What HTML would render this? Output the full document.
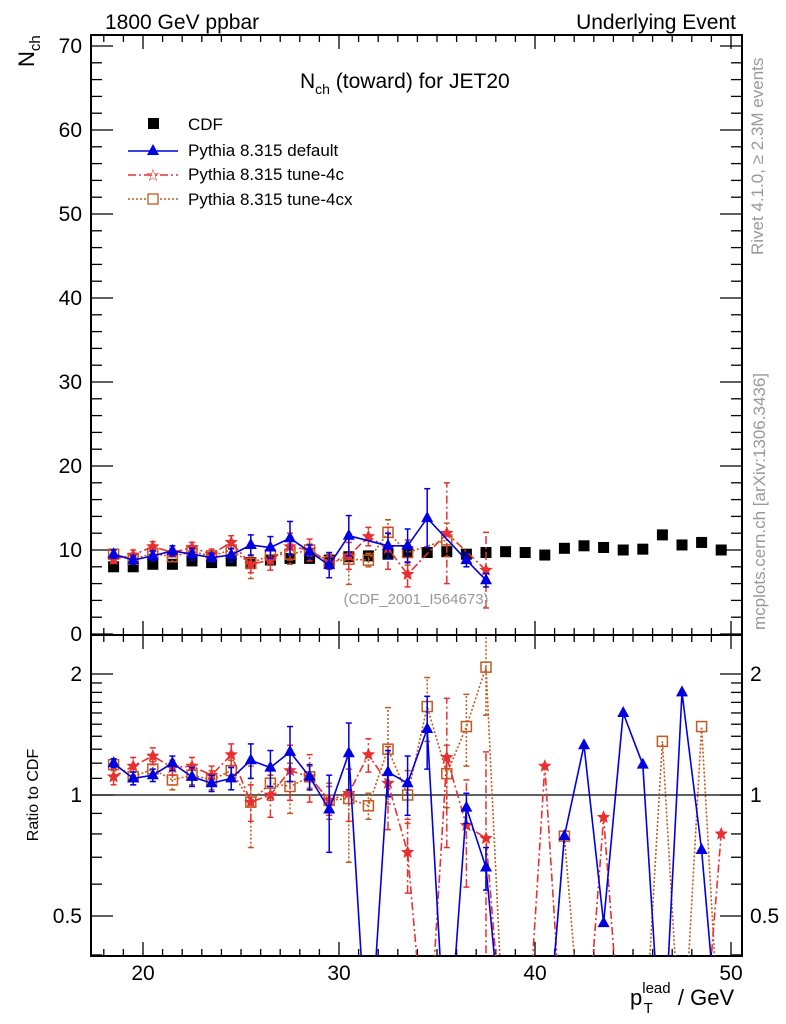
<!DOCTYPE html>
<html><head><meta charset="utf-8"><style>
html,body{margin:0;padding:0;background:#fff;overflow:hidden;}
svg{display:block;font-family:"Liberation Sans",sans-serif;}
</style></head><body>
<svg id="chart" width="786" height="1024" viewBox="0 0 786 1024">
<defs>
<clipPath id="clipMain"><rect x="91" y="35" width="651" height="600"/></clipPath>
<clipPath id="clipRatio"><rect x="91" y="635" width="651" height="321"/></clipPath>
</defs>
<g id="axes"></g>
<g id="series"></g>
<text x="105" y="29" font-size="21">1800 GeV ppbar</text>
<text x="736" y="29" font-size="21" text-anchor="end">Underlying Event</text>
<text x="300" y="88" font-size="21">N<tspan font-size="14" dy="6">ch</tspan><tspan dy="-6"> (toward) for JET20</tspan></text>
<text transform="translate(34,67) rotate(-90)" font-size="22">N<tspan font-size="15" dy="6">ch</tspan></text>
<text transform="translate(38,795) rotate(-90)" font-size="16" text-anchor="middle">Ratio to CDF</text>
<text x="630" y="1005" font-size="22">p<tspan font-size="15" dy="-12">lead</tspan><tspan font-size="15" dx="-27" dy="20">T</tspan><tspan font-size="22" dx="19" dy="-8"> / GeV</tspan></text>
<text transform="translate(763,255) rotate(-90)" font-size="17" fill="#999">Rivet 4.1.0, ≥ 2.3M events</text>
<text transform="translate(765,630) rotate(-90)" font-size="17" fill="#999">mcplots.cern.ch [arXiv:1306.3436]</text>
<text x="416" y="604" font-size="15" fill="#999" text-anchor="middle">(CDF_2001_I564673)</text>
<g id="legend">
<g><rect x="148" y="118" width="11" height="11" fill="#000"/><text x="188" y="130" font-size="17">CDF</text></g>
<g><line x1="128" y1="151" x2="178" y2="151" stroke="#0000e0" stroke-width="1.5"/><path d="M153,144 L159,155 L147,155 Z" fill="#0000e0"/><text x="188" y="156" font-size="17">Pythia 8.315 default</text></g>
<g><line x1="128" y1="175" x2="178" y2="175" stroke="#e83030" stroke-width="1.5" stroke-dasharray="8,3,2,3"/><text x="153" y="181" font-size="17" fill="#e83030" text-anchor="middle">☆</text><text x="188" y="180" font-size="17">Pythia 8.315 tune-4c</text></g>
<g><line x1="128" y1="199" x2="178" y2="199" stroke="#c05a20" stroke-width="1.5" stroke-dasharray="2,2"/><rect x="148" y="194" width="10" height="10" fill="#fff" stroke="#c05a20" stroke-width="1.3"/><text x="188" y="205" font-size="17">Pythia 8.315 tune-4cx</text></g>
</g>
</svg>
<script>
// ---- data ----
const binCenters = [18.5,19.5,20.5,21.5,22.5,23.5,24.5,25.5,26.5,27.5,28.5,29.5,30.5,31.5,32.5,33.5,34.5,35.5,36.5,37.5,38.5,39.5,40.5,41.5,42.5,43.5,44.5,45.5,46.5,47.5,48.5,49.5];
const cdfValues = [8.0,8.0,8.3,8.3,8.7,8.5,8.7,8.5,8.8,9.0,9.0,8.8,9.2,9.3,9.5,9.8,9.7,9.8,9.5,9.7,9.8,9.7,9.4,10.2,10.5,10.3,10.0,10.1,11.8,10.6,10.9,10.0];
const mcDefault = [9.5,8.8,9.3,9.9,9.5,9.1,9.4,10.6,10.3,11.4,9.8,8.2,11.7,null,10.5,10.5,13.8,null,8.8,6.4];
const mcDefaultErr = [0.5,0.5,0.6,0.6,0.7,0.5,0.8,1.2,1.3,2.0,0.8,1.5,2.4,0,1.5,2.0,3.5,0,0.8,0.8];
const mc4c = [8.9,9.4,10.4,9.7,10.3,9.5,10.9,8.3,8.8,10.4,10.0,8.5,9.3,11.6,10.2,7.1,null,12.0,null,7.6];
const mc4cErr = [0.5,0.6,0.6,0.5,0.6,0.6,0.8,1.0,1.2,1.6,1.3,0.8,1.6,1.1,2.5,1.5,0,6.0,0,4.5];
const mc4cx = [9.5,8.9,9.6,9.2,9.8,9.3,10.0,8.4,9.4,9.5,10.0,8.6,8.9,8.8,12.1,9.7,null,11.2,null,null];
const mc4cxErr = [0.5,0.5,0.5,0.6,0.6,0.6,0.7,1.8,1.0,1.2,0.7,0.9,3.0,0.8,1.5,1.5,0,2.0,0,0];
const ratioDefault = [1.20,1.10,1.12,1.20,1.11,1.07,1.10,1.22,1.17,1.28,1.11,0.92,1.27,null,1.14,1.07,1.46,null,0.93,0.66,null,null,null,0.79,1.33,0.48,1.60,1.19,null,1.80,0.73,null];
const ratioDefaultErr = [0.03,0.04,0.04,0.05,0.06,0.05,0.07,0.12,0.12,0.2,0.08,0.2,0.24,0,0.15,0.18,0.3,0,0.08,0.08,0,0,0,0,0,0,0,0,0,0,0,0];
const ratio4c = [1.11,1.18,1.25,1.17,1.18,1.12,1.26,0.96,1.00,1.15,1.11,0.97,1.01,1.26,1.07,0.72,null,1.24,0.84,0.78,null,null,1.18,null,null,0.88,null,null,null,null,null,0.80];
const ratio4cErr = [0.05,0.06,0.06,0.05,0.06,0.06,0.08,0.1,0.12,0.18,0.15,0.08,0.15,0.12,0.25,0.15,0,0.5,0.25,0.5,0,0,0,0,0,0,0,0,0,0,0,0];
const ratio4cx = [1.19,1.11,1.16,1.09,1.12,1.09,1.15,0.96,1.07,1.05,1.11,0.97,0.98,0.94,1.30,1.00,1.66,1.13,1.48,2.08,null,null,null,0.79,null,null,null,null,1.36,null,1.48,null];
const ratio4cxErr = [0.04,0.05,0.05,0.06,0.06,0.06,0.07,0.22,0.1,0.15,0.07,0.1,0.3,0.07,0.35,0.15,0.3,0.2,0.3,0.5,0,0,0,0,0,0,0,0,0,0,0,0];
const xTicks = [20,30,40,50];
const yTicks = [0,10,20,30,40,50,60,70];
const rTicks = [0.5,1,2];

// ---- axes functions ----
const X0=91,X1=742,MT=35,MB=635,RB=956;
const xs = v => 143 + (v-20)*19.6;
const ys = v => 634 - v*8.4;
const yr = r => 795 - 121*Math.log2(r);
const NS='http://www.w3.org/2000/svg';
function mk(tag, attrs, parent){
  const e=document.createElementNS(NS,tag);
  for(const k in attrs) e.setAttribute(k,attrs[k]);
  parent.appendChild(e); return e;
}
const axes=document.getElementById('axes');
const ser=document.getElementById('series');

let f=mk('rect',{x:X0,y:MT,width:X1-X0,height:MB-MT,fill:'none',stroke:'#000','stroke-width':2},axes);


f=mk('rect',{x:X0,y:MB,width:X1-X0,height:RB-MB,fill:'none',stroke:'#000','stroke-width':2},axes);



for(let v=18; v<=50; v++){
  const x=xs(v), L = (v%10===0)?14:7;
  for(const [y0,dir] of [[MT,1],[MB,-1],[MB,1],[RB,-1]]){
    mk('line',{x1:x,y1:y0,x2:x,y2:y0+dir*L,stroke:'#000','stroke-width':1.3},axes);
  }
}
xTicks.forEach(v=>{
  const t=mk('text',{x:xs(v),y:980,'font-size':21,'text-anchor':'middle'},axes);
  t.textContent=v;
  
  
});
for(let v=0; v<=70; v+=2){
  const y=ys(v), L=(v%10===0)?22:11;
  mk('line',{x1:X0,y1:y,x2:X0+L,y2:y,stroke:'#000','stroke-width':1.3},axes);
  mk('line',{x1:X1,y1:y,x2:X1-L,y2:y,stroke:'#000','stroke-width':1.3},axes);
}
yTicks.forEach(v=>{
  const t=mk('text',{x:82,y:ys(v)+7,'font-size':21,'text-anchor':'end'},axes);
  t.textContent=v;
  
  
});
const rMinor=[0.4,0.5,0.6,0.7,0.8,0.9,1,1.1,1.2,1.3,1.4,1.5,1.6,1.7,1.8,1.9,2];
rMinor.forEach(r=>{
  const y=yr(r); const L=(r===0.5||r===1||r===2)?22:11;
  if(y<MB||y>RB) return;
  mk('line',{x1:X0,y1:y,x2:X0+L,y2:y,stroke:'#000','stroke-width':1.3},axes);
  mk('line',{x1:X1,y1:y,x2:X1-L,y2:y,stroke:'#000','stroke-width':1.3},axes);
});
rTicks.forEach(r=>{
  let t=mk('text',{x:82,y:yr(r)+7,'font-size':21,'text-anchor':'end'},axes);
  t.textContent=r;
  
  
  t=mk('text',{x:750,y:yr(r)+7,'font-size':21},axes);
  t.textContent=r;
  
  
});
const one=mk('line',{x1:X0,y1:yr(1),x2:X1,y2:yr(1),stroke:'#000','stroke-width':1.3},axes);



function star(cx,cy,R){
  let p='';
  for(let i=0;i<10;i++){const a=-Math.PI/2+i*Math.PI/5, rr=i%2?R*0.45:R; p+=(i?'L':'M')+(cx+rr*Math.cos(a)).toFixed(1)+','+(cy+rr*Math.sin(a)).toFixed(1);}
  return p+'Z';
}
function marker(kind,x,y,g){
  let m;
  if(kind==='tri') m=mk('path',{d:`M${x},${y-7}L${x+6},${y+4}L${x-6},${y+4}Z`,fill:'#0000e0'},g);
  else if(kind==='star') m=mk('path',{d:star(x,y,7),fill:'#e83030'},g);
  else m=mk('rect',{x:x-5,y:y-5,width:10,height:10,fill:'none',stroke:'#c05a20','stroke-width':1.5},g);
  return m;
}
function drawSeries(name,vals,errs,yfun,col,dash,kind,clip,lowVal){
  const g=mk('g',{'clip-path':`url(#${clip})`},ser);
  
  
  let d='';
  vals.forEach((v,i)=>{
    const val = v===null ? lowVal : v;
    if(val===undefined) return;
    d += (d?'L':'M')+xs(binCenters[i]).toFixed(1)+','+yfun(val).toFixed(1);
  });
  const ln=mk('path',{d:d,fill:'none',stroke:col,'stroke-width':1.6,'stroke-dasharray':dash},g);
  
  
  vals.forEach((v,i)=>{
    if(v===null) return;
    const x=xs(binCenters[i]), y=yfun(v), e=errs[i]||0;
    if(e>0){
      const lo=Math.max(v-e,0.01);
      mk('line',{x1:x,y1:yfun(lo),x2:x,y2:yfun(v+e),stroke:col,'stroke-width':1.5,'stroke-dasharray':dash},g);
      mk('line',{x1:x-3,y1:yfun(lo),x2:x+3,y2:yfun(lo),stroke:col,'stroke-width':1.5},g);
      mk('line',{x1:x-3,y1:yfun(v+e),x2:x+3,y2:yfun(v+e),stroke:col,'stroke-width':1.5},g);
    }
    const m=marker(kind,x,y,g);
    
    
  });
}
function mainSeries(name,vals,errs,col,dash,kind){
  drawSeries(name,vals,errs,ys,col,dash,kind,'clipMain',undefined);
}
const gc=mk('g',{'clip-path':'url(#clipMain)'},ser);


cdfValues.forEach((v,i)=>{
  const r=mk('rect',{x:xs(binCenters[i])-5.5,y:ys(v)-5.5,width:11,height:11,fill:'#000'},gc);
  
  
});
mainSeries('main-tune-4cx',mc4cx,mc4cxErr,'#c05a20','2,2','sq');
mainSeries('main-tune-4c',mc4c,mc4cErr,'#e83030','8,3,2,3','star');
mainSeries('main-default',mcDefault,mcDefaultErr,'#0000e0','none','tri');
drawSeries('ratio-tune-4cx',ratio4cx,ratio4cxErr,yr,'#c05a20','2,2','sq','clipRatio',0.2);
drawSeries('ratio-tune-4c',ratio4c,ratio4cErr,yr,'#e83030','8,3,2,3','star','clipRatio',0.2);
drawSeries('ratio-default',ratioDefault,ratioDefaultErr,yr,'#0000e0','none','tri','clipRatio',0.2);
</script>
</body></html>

----------------------------------------

▶ Work to do
Working from the listing above, pick out every line that has "document" and copy it.

▶ Correct result
What HTML would render this? Output the full document.
  const e=document.createElementNS(NS,tag);
const axes=document.getElementById('axes');
const ser=document.getElementById('series');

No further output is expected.